If mold does appear, see Mold in your smoker — is it safe?. The WSM cleans up well from mold contamination because the components are accessible.
WSM-specific issues
Door warping: the side door can warp after years of high-heat exposure. Slight warping is fine; severe warping leaks heat. Replacement doors are available from Weber.
Grommet failure: the rubber grommets where probe wires pass dry out and crack over years. $5 part, 5-minute replacement.
Bottom bowl rust: the bottom of the cooker (where ash sits) can develop rust over years if ash is left in for extended periods. Address with wire brush + high-heat oxidation pass.
Handle wear: the lid handle bushing wears. Replace if the handle becomes loose.
Lid alignment: the lid should sit centered on the middle section. If it’s off-center, gently bend the lid handle bracket.
Lifespan
A maintained WSM 18 or 22 routinely lasts 15-20+ years. Replacement parts (water pans, grates, doors, grommets) over that span run $150-300 total. The basic cooker design is so simple that few things actually fail.
Why the WSM is recommended for new smokers
Two reasons:
- Forgiving: water pan moderates temperatures, charcoal as fuel is more familiar than pellets, geometry is simple
- Capable: the same cooker that’s beginner-friendly produces competition-grade BBQ in skilled hands
For a first smoker, the WSM 18 hits the sweet spot of capacity, learning curve, and price point.
Frequently asked questions
Do I need to clean the WSM after every cook?
Empty the water pan and ash after every cook — yes, always. Full cleaning (lid wipe, grate brush, etc.) once a month is plenty. The WSM is forgiving but the water pan and ash management are non-negotiable.
Can I leave water in the pan between cooks?
No. Standing water + drippings + warm cooker = mold growth within 48 hours. Empty after every cook even if you're cooking again the next day.
What's the right thing to do about grommet replacement?
Inspect at the twice-a-year deep clean.

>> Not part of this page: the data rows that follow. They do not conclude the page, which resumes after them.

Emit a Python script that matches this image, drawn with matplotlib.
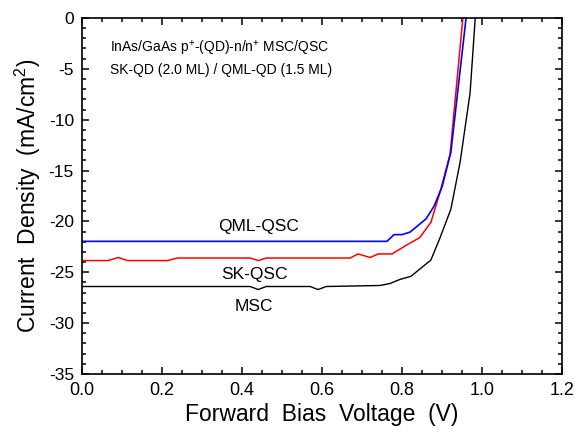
import matplotlib
matplotlib.use('Agg')
from matplotlib import pyplot as plt
from matplotlib.ticker import MultipleLocator

plt.rcParams['font.family'] = ['Liberation Sans', 'DejaVu Sans']
plt.rcParams['mathtext.fontset'] = 'custom'
plt.rcParams['mathtext.rm'] = 'Liberation Sans'
plt.rcParams['axes.unicode_minus'] = False

# MSC (black)
v_msc = [0.0, 0.42, 0.44, 0.46, 0.57, 0.59, 0.61, 0.745, 0.77, 0.795, 0.822,
         0.872, 0.894, 0.922, 0.945, 0.97, 0.983]
j_msc = [-26.4, -26.4, -26.7, -26.4, -26.4, -26.7, -26.4, -26.3, -26.1, -25.7,
         -25.4, -23.8, -21.7, -18.8, -14.2, -7.4, 0.0]

# SK-QSC (red)
v_sk = [0.0, 0.065, 0.09, 0.113, 0.213, 0.238, 0.42, 0.44, 0.46, 0.67, 0.69,
        0.72, 0.74, 0.775, 0.81, 0.844, 0.872, 0.895, 0.92, 0.952]
j_sk = [-23.85, -23.85, -23.55, -23.85, -23.85, -23.6, -23.6, -23.85, -23.6,
        -23.6, -23.2, -23.55, -23.2, -23.2, -22.35, -21.6, -20.1, -17.1, -13.4, 0.0]

# QML-QSC (blue)
v_qml = [0.0, 0.762, 0.78, 0.80, 0.82, 0.86, 0.88, 0.90, 0.922, 0.960]
j_qml = [-21.96, -21.96, -21.3, -21.3, -21.05, -19.75, -18.5, -16.6, -13.2, 0.0]

fig = plt.figure(figsize=(5.77, 4.33), dpi=100)
ax = fig.add_axes([0.1426, 0.1363, 0.8314, 0.8222])

ax.plot(v_msc, j_msc, c='black', lw=1)
ax.plot(v_sk, j_sk, c='red', lw=1.1)
ax.plot(v_qml, j_qml, c='blue', lw=1.2)

ax.text(0.44, -20.55, 'QML-QSC', fontsize=12.5, ha='center', va='center')
ax.text(0.43, -25.2, 'SK-QSC', fontsize=12.5, ha='center', va='center')
ax.text(0.43, -28.4, 'MSC', fontsize=12.5, ha='center', va='center')
ax.text(0.07, -3.9, 'InAs/GaAs p$^{+}$-(QD)-n/n$^{+}$ MSC/QSC\nSK-QD (2.0 ML) / QML-QD (1.5 ML)',
        fontsize=10, ha='left', va='center', linespacing=1.45)

ax.set_xlim(0, 1.2)
ax.set_ylim(-35, 0)
ax.xaxis.set_major_locator(MultipleLocator(0.2))
ax.xaxis.set_minor_locator(MultipleLocator(0.05))
ax.yaxis.set_major_locator(MultipleLocator(5))
ax.yaxis.set_minor_locator(MultipleLocator(1))
ax.xaxis.set_major_formatter(plt.FormatStrFormatter('%.1f'))

ax.tick_params(axis='both', which='both', direction='in', top=True, right=True,
               width=1.1)
ax.tick_params(axis='x', which='major', labelsize=13, pad=6)
ax.tick_params(axis='y', which='major', labelsize=12.5, pad=6)
ax.tick_params(which='major', length=5)
ax.tick_params(which='minor', length=2.7)
for s in ax.spines.values():
    s.set_linewidth(1.2)

ax.set_xlabel('Forward  Bias  Voltage  (V)', fontsize=16.5, labelpad=3)
ax.set_ylabel('Current  Density  (mA/cm$^2$)', fontsize=16.5, labelpad=4)

fig.savefig('out.png', dpi=100)
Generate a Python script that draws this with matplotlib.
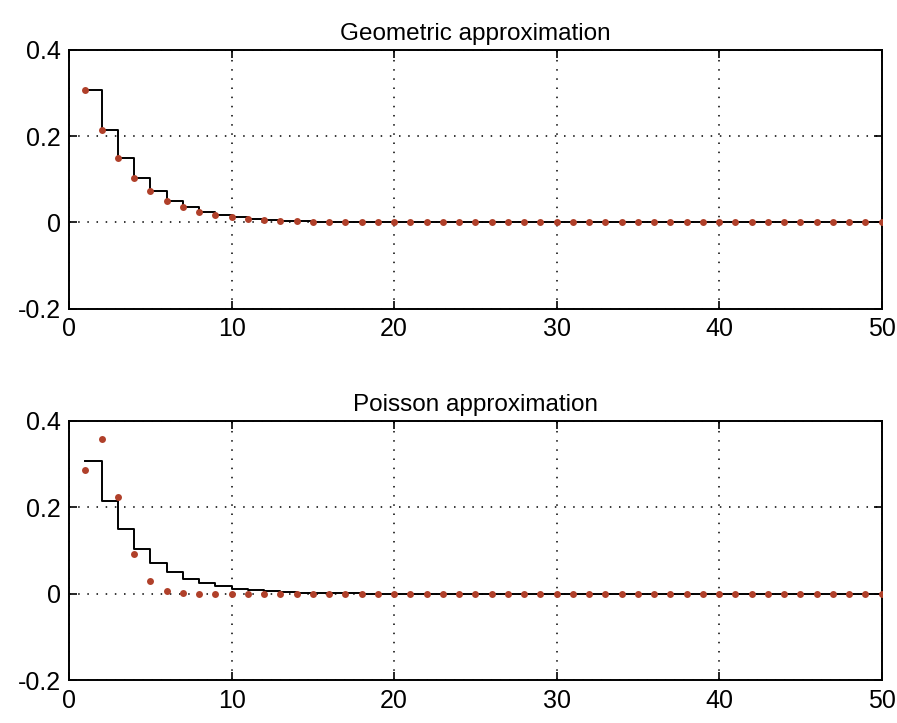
import matplotlib
matplotlib.use("Agg")
import matplotlib.pyplot as plt
import numpy as np

plt.rcParams['font.family'] = ['Liberation Sans', 'DejaVu Sans']

k = list(range(1, 51))
geometric = [0.308, 0.215, 0.150, 0.104, 0.072, 0.050, 0.035, 0.024, 0.017, 0.012,
             0.008, 0.006, 0.004, 0.003, 0.002, 0.001, 0.001] + [0.0] * 33
poisson = [0.287, 0.358, 0.224, 0.093, 0.029, 0.007, 0.002] + [0.0] * 43
titles = ["Geometric approximation", "Poisson approximation"]
xticks = [0, 10, 20, 30, 40, 50]
yticks = [-0.2, 0, 0.2, 0.4]
yticklabels = ["-0.2", "0", "0.2", "0.4"]

fig = plt.figure(figsize=(8.97, 7.23), dpi=100)
rects = [[0.077, 0.573, 0.906, 0.358], [0.077, 0.059, 0.906, 0.359]]
dot_color = "#b0402a"

for rect, title, dots in zip(rects, titles, [geometric, poisson]):
    ax = fig.add_axes(rect)
    ax.plot(k, geometric, drawstyle="steps-post", color="black", lw=1.4, zorder=3)
    ax.plot(k, dots, linestyle="none", marker="o", ms=5, color=dot_color,
            markeredgewidth=0, zorder=4)
    ax.set_xlim(0, 50)
    ax.set_ylim(-0.2, 0.4)
    ax.set_xticks(xticks)
    ax.set_yticks(yticks)
    ax.set_yticklabels(yticklabels)
    ax.grid(True, color="black", linestyle=(0, (1, 5)), linewidth=1.1)
    ax.tick_params(direction="in", top=True, right=True, length=6, width=1.2,
                   labelsize=18, pad=6)
    for s in ax.spines.values():
        s.set_linewidth(1.4)
    ax.set_title(title, fontsize=17.5, pad=7)

fig.savefig("out.png", dpi=100)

If the grommets are cracking, dried out, or have temperature probe wires pulling through them awkwardly, replace. Generic Weber-compatible grommets are $5; OEM grommets are $8. Either works.
Should I season my WSM like cast iron?
Not really — the WSM has porcelain-coated steel interior, which doesn't season the same way. The natural smoke buildup over the first few cooks creates the protective layer that does the job. Don't strip it during cleaning.
How does the WSM compare to a pellet smoker for cleaning?
WSM is simpler — fewer components, no electronics, charcoal is more forgiving than pellets in storage. Pellet smokers offer more convenience (set-it-and-forget-it temperature control) but more cleaning per cook. The WSM rewards consistent water-pan-emptying discipline; pellet smokers reward consistent firepot-vacuum discipline.